The only way your (and Bricker’s, presumably) observation matters is if you want to claim Perez Hilton should never have been a judge in the first place. Otherwise, if he was qualified to be a Miss USA judge (and all the other judges were, too), then his score (and theirs) for Prejean is perfectly valid and she got the final tally she deserved, which turned out not be sufficient to win.

Even if we accept that what Hilton said is completely accurate (which is doubtful) so what? Would you say that Kerry deserved to win the 2004 election until the voters decided to punish him by voting for Bush instead?

Hilton was a judge - it was his job to pick who he liked. Same with the other judges. If they decided they liked Dalton or somebody else better than they liked Prejean that means Prejean didn’t win. There was never a time when she was supposed to win and somebody took her title away. It was never her title to lose.

I love how this thread, ostensibly a Conservative paean to what we poor knee-knocking liberals are ascared of, has turned into a vigorous back and forth on one of the most important issue or our times: Carrie Prejean and the sand in her pussy.

Let’s get a grip, people. She came in second in the Miss ‘Do These Pumps Go With This Bikini’ USA contest, where they parade back an forth in evening gowns and bathing suits with matching high-heels, with vaseline on their teeth and tape holding their tits up; she didn’t get stiffed out of the Nobel prize.

No, I don’t agree.

If we substitute race and a race-baiting question for Perez Hilton’s, we can easily see the unfairness. We could imagine a Miss Mississippi 1964 contestant being asked about how she feels about the “recent” Loving v. Virginia Supreme Court case by a judge who’s known to have strong segregationist views. The contestant would answer that she welcomes the decision because love and marriage should not know racial boundaries, and the judge gives her such a low score that she is unable to win.

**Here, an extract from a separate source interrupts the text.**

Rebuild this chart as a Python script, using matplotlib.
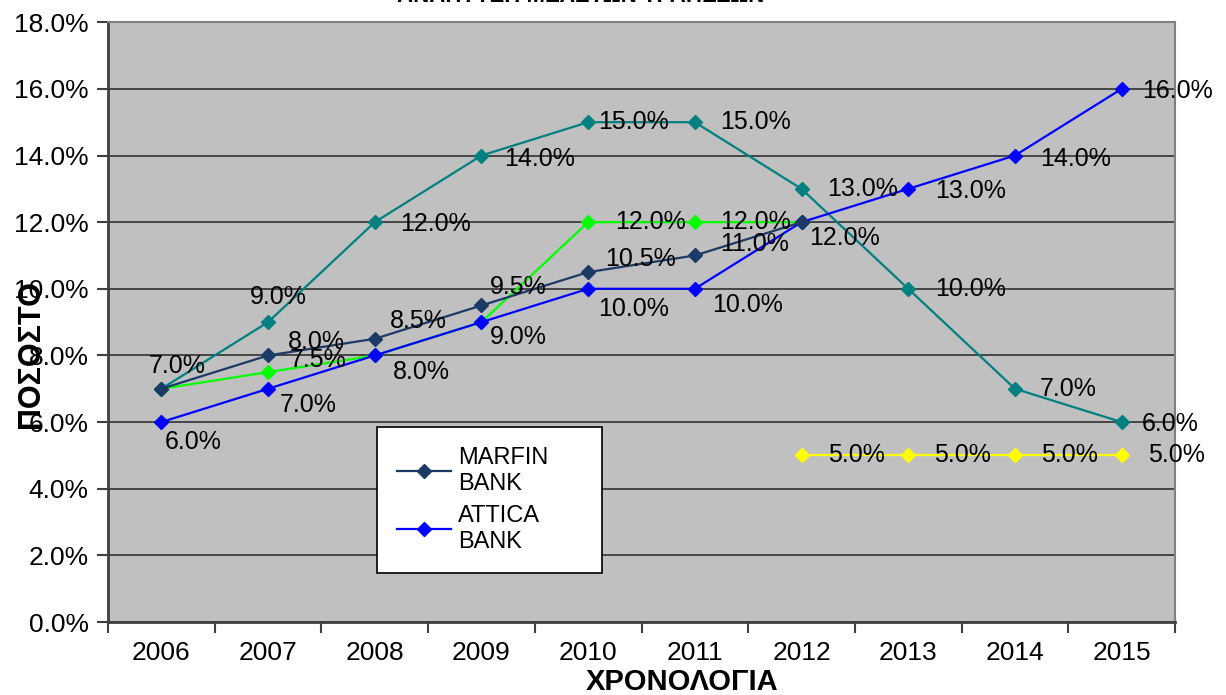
import matplotlib
matplotlib.use("Agg")
import matplotlib.pyplot as plt
import numpy as np

plt.rcParams['font.family'] = ['Liberation Sans', 'DejaVu Sans']

years = ['2006', '2007', '2008', '2009', '2010', '2011', '2012', '2013', '2014', '2015']

# values in percent, None = no point
marfin = [7.0, 8.0, 8.5, 9.5, 10.5, 11.0, 12.0, None, None, None]
attica = [6.0, 7.0, 8.0, 9.0, 10.0, 10.0, 12.0, 13.0, 14.0, 16.0]
teal_s = [7.0, 9.0, 12.0, 14.0, 15.0, 15.0, 13.0, 10.0, 7.0, 6.0]
green_s = [7.0, 7.5, 8.0, 9.0, 12.0, 12.0, 12.0, None, None, None]
yellow_s = [None, None, None, None, None, None, 5.0, 5.0, 5.0, 5.0]

yticks = [0, 2, 4, 6, 8, 10, 12, 14, 16, 18]

# label offsets in pixels (left edge dx, centre dy), None = label hidden
marfin_off = [None, (20, 13), (15, 18), (8, 18), (17, 13), (25, 11), None, None, None, None]
attica_off = [(3, -20), (12, -16), None, None, (10, -20), (17, -16), (8, -16), (27, -2), (25, -3), (20, -2)]
teal_off = [(-13, 23), (-18, 25), (25, -2), (23, -3), (10, 0), (25, 0), (26, 0), (27, 0), (25, 0), (20, -2)]
green_off = [None, (22, 12), (18, -17), (8, -15), (27, 0), (25, 0), None, None, None, None]
yellow_off = [None] * 6 + [(26, 0)] * 4

fig = plt.figure(figsize=(12.26, 6.95), dpi=100)
ax = fig.add_axes([0.0881, 0.105, 0.8703, 0.863])
ax.set_facecolor('#C0C0C0')

x = np.arange(len(years))


def draw(vals, color, offs, label=None, z=3):
    xs = [i for i, v in enumerate(vals) if v is not None]
    ys = [v for v in vals if v is not None]
    ax.plot(xs, ys, color=color, lw=1.6, marker='D', ms=7, mec=color, mfc=color,
            label=label, zorder=z)
    for i, v in enumerate(vals):
        if v is None or offs[i] is None:
            continue
        ax.annotate('%.1f%%' % v, (i, v), xytext=offs[i], textcoords='offset pixels',
                    ha='left', va='center', fontsize=18, color='black', zorder=6)


draw(yellow_s, '#FFFF00', yellow_off)
draw(green_s, '#00FF00', green_off)
draw(teal_s, '#008080', teal_off)
draw(attica, '#0000FF', attica_off, 'ATTICA\nBANK', z=4)
draw(marfin, '#1B3A66', marfin_off, 'MARFIN\nBANK', z=4)

ax.set_xlim(-0.5, 9.5)
ax.set_ylim(0, 18)
ax.set_yticks(yticks)
ax.set_yticklabels(['%.1f%%' % t for t in yticks], fontsize=19)
ax.yaxis.grid(True, color='#303030', lw=1.2)
ax.set_axisbelow(True)

ax.set_xticks(np.arange(-0.5, 10, 1))
ax.set_xticklabels([])
ax.set_xticks(x, minor=True)
ax.set_xticklabels(years, minor=True, fontsize=19)
ax.tick_params(axis='x', which='minor', length=0, pad=14)
ax.tick_params(axis='x', which='major', length=8, width=1.5, color='#404040')
ax.tick_params(axis='y', length=8, width=1.5, color='#404040', pad=6)

for s in ['left', 'bottom']:
    ax.spines[s].set_color('#404040')
    ax.spines[s].set_linewidth(2)
for s in ['top', 'right']:
    ax.spines[s].set_color('#808080')
    ax.spines[s].set_linewidth(1.5)

handles, labels = ax.get_legend_handles_labels()
leg = ax.legend(handles[::-1], labels[::-1], loc='upper left',
                bbox_to_anchor=(0.252, 0.09, 0.211, 0.235), mode='expand',
                fontsize=17, frameon=True, fancybox=False, edgecolor='black',
                framealpha=1, handlelength=2.3, handletextpad=0.3, labelspacing=0.45,
                borderpad=0.85, borderaxespad=0)
leg.get_frame().set_linewidth(1.2)
leg.set_zorder(10)

fig.text(0.556, 0.019, 'ΧΡΟΝΟΛΟΓΙΑ', ha='center', va='center', fontsize=21, fontweight='bold')
fig.text(0.025, 0.49, 'ΠΟΣΟΣΤΟ', ha='center', va='center', rotation=90, fontsize=22,
         fontweight='bold')
fig.text(0.474, 0.99, 'ΑΝΑΠΤΥΞΗ ΜΕΛΕΤΩΝ ΤΡΑΠΕΖΩΝ', ha='center', va='bottom', fontsize=16,
         fontweight='bold')

fig.savefig('out.png', dpi=100)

In such a case, no one here would object to characterizing the situation as Prejean’s has been characterized.

Right? You certainly wouldn’t be saying, “Hey, it was his job to pick who he liked!” No, you’d know that the judge used his view of racial relations as the single criteria, and because you strongly disagree with that judge’s view, you’d be comfortable assigning insalubrious characterizations to the process by which the contestant was eliminated.

Which reminds me, ever see True Grit? Glenn Cambell gets shot, good movie.

That’s not unfair, just a criterion we don’t like. Any of the contestants could have been asked the question, right? Is it unfair when a spelling bee contestant gets a particularly tricky word and is eliminated, while somebody else (who might well have been bounced on the same word) advances on an easier one? No, because that’s the game. You gotta play what you’re served.

The game in this case is, in part, answering the judge’s question in a way the judge likes. Granted, it’s a stupid game (not only for this reason), but that doesn’t make it unfair.

So can I claim that whoever came in third place deserved to win except that the judges decided that somebody else looked better?

Prejean, as a social conservative, expressed her opinion that same-sex couples shouldn’t be allowed to get married. Hilton, as a social liberal, expressed his opinion that he prefered somebody else as Miss USA.

Which takes us right back to Lonesome Polecat’s original rant - a mix of “How dare liberals say and do things that offend conservatives!” and “How dare liberals take offense to things said and done by conservatives!”

The Constitution says you have a right to speak - it doesn’t say you have a right to speak and nobody else can disagree with you.

Haven’t you figured out how the Petulant Right works yet? If they lose it doesn’t count.

-Joe

Wrong cultural reference. Any other takers?

I think friend Bryan is referencing the amatory misadventures of Pepe Le Peu. Insert humor chip, reboot, re-read.

Agreed. “Unfair,” is not the correct word.

But I stand by the rest of my assessment: if we were discussing a contestant strongly penalized for the view that same-sex marriage SHOULD be legal, or that interracial marriage is perfectly fine, many people would be discussing this with precisely the same outraged tones we see from lonesome polecat.

I feel that the answer may involve “shoe polish” but I hesitate to answer.

-Joe

I never thought I’d see an oxymoron in real life.